Silverthorne Town Council has passed what could be the strictest set of short-term rental regulations yet in Summit County, favoring a 30-minute window to address overnight complaints and occupancy limits Wednesday night on first reading.

Passed 6-0, Silverthorne’s new rules for short-term rentals would give “a responsible agent” one hour to address complaints phoned into a countywide call center, unless a complaint comes in between the hours of 11 p.m. and 7 a.m. In that case, the agent will have only 30 minutes to resolve the underlying issue for the complaint. The rules will need to be passed on second reading before they can be enacted.

The occupancy caps, which council also supported Wednesday, would be based on the number of bedrooms inside a home. The count would come from information on file at the Summit County Assessor’s Office, and each short-term rental would allowed to house no more than two guests per bedroom, plus two. A four-bedroom house being used as a short-term rental, for example, would be allowed a maximum of 10 staying guests on any given night.

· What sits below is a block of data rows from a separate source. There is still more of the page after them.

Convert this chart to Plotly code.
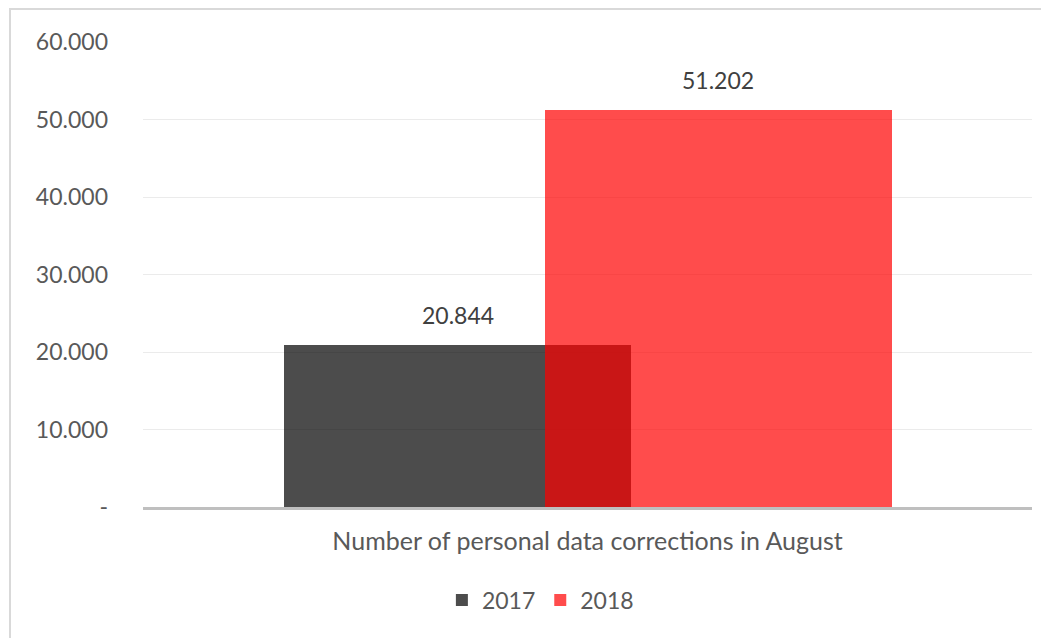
import plotly.graph_objects as go

category = ["Number of personal data corrections in August"]
series_names = ["2017", "2018"]
values_2017 = [20844]
values_2018 = [51202]
value_labels_2017 = ["20.844"]
value_labels_2018 = ["51.202"]
tick_values = [0, 10000, 20000, 30000, 40000, 50000, 60000]
tick_labels = ["-", "10.000", "20.000", "30.000", "40.000", "50.000", "60.000"]

bar_width = 0.39
offset_2017 = -0.341
offset_2018 = -0.048

FONT = "Lato"
TXT = "#595959"

fig = go.Figure()
fig.add_trace(go.Bar(
    x=category, y=values_2017, name=series_names[0],
    marker=dict(color="rgba(0,0,0,0.7)", line=dict(width=0)),
    width=bar_width, offset=offset_2017,
))
fig.add_trace(go.Bar(
    x=category, y=values_2018, name=series_names[1],
    marker=dict(color="rgba(255,0,0,0.7)", line=dict(width=0)),
    width=bar_width, offset=offset_2018,
))

for off, vals, labs in [(offset_2017, values_2017, value_labels_2017),
                        (offset_2018, values_2018, value_labels_2018)]:
    fig.add_annotation(
        x=off + bar_width / 2, y=vals[0], xref="x", yref="y",
        text=labs[0], showarrow=False, yshift=30,
        font=dict(family=FONT, size=23, color="#404040"),
    )

fig.add_shape(
    type="rect", xref="paper", yref="paper",
    x0=-0.1496, x1=1.03, y0=-0.31, y1=1.071,
    line=dict(color="#D9D9D9", width=2), fillcolor="rgba(0,0,0,0)", layer="below",
)

fig.update_layout(
    width=1049, height=638,
    margin=dict(l=135, r=25, t=34, b=139),
    paper_bgcolor="white", plot_bgcolor="white",
    barmode="overlay", bargap=0,
    font=dict(family=FONT, size=23, color=TXT),
    showlegend=True,
    legend=dict(orientation="h", x=0.447, xanchor="center", y=-0.154, yanchor="top",
                font=dict(family=FONT, size=23, color=TXT), itemwidth=30,
                traceorder="normal"),
    xaxis=dict(
        type="category", range=[-0.5, 0.5],
        showline=True, linecolor="#BFBFBF", linewidth=3,
        showgrid=False, ticks="", tickfont=dict(family=FONT, size=25, color=TXT),
        ticklabelstandoff=10,
    ),
    yaxis=dict(
        range=[0, 60000], tickvals=tick_values, ticktext=tick_labels,
        showgrid=True, gridcolor="#EBEBEB", gridwidth=1,
        zeroline=False, showline=False, ticks="",
        tickfont=dict(family=FONT, size=23, color=TXT),
        ticklabelstandoff=34,
    ),
)

fig.write_html("out.html")
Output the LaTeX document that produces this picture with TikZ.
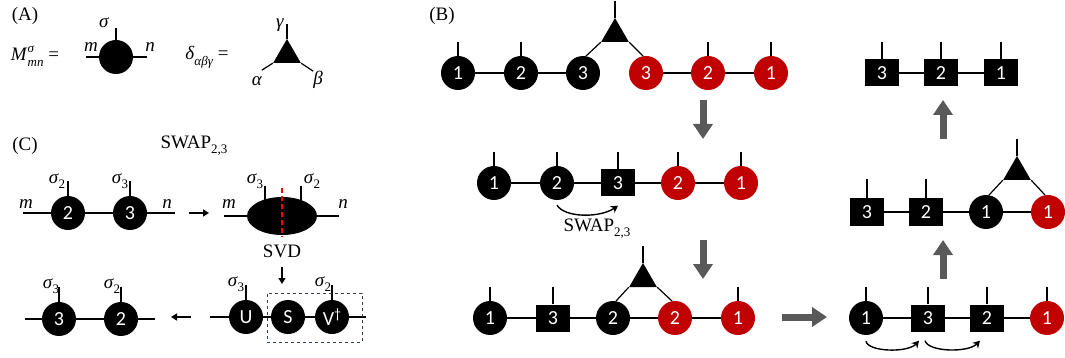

In addition to the occupancy limits, a new fee structure will also be based on bedroom counts. Aside from clearly spelling out exactly how bedrooms will be counted, town manager Ryan Hyland doesn’t expect any significant changes to the proposed rules between first reading and second, which is expected to happen Oct. 24 at the next council meeting.

Breckenridge recently updated its rules regarding short-term rentals but its officials were unwilling to impose caps and left the mandated response time at one hour at all times.

With the exception of two men, both of whom were representing the same company, no one offered any public comments on the proposed ordinance at Wednesday’s council meeting. Hyland took that as a good sign.

“I’m hoping that means people are feeling like we’ve landed on something that’s fair for everybody,” he said.